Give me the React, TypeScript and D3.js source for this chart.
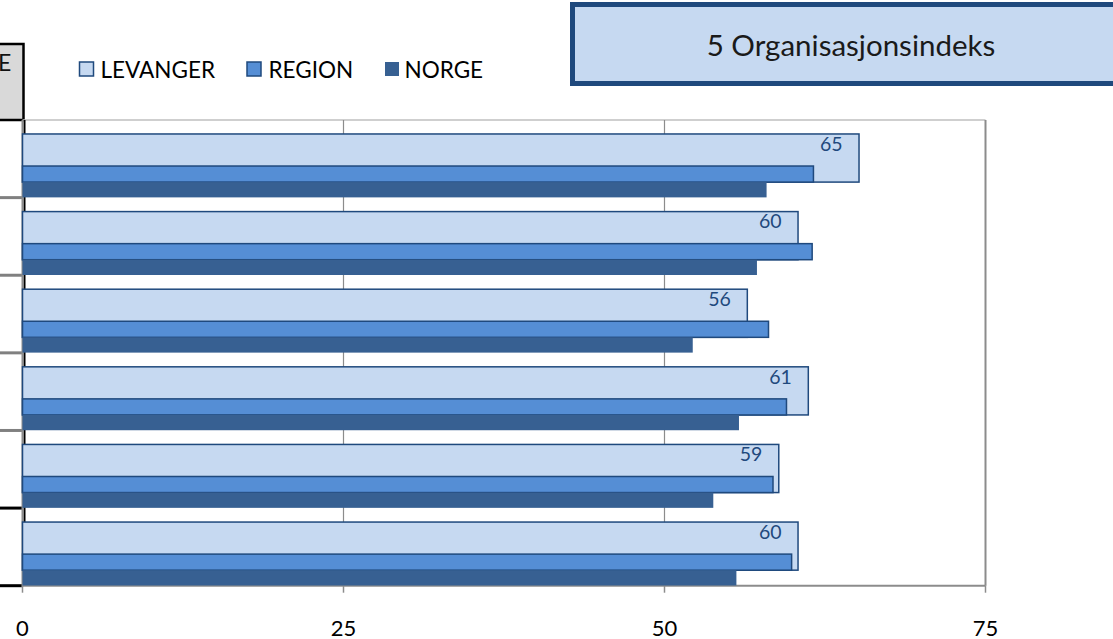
###
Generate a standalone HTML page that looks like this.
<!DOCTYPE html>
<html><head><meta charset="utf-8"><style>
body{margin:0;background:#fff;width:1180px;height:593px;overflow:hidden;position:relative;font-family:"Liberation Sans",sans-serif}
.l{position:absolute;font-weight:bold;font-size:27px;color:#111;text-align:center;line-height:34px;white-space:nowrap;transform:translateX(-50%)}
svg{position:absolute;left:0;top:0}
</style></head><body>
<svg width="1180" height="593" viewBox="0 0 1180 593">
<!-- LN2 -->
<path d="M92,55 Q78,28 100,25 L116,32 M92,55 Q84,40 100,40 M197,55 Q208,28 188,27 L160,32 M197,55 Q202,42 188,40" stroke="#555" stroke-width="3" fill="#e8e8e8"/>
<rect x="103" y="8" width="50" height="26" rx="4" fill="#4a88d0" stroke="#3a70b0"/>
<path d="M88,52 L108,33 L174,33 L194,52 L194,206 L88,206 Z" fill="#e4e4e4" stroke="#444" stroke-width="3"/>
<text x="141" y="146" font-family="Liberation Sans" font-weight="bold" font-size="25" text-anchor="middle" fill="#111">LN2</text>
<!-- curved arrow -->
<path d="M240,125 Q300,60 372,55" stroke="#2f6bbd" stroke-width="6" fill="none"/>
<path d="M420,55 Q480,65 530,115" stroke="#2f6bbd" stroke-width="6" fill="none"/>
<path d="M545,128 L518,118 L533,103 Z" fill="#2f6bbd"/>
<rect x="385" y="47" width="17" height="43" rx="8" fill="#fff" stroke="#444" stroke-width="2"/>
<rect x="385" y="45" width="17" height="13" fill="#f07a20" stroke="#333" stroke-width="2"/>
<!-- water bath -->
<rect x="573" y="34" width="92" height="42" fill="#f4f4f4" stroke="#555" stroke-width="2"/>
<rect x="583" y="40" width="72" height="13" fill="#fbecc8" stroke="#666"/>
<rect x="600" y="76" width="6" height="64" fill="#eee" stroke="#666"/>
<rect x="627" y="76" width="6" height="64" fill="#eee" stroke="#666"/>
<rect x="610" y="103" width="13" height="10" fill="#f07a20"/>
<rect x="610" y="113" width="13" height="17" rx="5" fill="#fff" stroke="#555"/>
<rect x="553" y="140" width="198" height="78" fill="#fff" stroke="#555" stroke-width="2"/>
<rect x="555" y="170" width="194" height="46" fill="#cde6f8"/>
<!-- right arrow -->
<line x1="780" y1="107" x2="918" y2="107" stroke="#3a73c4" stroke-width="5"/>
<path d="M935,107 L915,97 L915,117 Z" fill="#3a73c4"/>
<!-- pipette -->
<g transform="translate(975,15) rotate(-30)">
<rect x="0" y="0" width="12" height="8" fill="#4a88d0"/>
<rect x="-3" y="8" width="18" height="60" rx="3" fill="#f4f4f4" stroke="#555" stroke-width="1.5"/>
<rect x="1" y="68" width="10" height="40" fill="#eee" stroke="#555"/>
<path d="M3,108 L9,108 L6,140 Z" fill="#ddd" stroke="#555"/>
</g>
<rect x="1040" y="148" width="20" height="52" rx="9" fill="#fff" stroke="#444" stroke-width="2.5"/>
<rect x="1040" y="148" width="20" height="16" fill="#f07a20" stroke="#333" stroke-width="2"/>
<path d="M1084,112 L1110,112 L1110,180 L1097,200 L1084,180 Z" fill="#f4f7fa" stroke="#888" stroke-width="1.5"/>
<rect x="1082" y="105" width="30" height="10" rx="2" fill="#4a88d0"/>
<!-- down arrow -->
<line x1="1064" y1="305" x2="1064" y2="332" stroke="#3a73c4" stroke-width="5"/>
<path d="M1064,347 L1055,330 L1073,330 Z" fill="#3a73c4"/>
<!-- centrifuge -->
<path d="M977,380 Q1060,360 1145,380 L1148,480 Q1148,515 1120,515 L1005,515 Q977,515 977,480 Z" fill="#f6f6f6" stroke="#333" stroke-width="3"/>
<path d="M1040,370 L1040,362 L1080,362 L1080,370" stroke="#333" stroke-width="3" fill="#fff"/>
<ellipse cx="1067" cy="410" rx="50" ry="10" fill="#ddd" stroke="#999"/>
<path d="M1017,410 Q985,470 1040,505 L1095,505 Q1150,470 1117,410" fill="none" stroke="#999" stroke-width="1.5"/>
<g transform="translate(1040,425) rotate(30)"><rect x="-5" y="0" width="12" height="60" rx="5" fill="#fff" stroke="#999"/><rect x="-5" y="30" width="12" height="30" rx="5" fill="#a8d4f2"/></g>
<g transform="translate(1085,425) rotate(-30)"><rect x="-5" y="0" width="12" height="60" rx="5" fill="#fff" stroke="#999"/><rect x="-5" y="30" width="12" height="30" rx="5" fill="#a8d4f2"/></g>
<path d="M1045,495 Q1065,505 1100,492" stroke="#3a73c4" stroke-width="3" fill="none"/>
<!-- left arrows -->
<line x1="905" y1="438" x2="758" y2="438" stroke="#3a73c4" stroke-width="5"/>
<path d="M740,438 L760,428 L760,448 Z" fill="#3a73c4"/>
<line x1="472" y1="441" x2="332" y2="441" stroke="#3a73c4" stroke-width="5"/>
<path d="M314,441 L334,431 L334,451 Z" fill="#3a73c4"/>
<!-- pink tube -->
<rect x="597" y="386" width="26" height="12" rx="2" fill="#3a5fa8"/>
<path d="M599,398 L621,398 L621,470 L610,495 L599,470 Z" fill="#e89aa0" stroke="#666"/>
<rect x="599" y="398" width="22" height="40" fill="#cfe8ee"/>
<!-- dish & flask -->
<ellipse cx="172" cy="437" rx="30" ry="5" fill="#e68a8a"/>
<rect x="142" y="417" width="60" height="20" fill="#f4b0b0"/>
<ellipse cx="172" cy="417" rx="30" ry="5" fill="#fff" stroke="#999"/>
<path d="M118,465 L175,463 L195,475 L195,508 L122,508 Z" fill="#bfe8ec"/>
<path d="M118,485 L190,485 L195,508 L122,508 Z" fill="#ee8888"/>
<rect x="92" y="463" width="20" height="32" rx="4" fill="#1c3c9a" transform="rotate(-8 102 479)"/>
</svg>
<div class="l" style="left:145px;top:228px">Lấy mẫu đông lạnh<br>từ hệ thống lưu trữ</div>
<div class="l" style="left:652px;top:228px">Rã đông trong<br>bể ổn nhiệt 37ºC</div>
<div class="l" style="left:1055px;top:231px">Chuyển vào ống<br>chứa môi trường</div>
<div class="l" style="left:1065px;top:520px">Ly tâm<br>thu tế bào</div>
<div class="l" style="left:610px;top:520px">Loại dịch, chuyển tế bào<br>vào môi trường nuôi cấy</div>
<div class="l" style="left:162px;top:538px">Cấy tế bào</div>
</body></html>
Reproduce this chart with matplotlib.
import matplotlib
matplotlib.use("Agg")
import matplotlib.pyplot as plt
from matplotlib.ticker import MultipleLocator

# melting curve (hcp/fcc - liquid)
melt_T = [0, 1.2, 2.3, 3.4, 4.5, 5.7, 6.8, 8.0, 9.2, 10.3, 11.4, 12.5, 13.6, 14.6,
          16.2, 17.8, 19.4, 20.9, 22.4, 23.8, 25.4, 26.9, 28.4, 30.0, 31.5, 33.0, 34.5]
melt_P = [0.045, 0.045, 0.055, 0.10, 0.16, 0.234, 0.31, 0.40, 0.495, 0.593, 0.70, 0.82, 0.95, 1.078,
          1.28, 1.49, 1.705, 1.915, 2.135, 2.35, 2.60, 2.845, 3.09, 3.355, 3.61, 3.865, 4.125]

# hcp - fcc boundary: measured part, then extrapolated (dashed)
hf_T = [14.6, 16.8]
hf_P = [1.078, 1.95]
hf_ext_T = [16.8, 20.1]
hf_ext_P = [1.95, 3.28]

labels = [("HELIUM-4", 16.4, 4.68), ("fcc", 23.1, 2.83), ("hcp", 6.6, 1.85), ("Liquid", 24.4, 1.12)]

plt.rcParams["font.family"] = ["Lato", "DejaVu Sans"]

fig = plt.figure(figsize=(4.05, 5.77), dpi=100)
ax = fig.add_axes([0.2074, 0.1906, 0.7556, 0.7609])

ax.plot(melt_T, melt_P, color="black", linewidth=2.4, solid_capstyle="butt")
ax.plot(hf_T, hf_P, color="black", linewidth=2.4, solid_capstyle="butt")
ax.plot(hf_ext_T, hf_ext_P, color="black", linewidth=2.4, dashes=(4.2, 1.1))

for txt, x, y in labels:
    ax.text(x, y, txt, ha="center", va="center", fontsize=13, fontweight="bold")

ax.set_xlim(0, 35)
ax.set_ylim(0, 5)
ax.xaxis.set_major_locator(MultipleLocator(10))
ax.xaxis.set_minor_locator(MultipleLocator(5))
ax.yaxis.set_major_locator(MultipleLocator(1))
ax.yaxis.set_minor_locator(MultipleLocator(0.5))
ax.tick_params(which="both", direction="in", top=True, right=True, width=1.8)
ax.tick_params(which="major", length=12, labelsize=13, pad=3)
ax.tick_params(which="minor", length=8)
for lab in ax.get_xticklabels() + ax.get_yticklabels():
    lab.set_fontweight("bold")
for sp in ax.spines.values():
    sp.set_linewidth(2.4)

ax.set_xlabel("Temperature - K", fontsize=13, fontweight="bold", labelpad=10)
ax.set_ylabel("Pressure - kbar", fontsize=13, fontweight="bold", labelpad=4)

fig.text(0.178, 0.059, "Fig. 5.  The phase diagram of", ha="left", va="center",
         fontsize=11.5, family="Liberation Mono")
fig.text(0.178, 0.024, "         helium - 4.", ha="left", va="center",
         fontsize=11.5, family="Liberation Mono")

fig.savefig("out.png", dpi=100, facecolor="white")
###
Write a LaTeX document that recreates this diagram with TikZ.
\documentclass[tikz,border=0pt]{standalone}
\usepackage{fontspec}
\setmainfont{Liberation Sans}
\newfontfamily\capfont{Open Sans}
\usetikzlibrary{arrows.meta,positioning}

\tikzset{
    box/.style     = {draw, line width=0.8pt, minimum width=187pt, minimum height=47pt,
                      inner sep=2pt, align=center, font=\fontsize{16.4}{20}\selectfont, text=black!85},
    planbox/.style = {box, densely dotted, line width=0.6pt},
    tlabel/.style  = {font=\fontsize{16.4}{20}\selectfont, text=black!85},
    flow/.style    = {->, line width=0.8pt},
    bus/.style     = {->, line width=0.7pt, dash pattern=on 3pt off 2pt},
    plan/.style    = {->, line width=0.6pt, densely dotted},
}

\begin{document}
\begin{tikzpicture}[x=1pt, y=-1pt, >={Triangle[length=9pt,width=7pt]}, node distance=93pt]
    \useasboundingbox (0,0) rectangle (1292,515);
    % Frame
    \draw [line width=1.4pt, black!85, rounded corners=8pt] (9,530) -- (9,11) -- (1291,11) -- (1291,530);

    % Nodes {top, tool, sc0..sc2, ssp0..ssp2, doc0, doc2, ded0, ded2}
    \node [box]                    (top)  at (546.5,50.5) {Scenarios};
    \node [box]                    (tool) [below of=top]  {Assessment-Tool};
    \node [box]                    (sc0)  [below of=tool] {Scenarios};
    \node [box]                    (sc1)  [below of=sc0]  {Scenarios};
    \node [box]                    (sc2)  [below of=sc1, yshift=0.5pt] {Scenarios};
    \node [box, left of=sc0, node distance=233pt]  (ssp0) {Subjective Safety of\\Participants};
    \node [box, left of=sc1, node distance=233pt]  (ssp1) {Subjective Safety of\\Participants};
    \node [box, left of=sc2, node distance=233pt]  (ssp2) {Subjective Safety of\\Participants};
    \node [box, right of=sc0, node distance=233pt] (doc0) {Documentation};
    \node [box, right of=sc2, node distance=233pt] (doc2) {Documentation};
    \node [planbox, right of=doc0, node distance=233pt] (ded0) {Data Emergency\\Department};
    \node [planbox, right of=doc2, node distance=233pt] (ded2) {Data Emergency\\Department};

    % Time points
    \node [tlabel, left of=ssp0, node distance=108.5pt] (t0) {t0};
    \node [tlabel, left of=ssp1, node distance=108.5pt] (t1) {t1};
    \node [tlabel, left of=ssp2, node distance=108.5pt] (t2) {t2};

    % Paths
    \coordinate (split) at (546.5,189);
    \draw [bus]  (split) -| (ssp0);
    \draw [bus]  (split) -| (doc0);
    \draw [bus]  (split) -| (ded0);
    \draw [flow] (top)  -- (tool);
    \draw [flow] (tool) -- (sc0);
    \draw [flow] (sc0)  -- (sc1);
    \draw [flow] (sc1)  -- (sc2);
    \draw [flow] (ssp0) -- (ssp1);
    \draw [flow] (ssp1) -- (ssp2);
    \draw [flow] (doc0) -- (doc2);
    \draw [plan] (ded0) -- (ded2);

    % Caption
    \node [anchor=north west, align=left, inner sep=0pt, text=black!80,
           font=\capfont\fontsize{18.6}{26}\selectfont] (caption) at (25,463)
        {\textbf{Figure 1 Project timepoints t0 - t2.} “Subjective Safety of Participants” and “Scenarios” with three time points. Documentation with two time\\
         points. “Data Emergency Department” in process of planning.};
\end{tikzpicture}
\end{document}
###
Out of the data above, set down the lines from the one with "Reproduce this chart with matplotlib." to the one with "hf_ext_P = [1.95, 3.28]", both included, exactly as written and with no additions.

Reproduce this chart with matplotlib.
import matplotlib
matplotlib.use("Agg")
import matplotlib.pyplot as plt
from matplotlib.ticker import MultipleLocator

# melting curve (hcp/fcc - liquid)
melt_T = [0, 1.2, 2.3, 3.4, 4.5, 5.7, 6.8, 8.0, 9.2, 10.3, 11.4, 12.5, 13.6, 14.6,
          16.2, 17.8, 19.4, 20.9, 22.4, 23.8, 25.4, 26.9, 28.4, 30.0, 31.5, 33.0, 34.5]
melt_P = [0.045, 0.045, 0.055, 0.10, 0.16, 0.234, 0.31, 0.40, 0.495, 0.593, 0.70, 0.82, 0.95, 1.078,
          1.28, 1.49, 1.705, 1.915, 2.135, 2.35, 2.60, 2.845, 3.09, 3.355, 3.61, 3.865, 4.125]

# hcp - fcc boundary: measured part, then extrapolated (dashed)
hf_T = [14.6, 16.8]
hf_P = [1.078, 1.95]
hf_ext_T = [16.8, 20.1]
hf_ext_P = [1.95, 3.28]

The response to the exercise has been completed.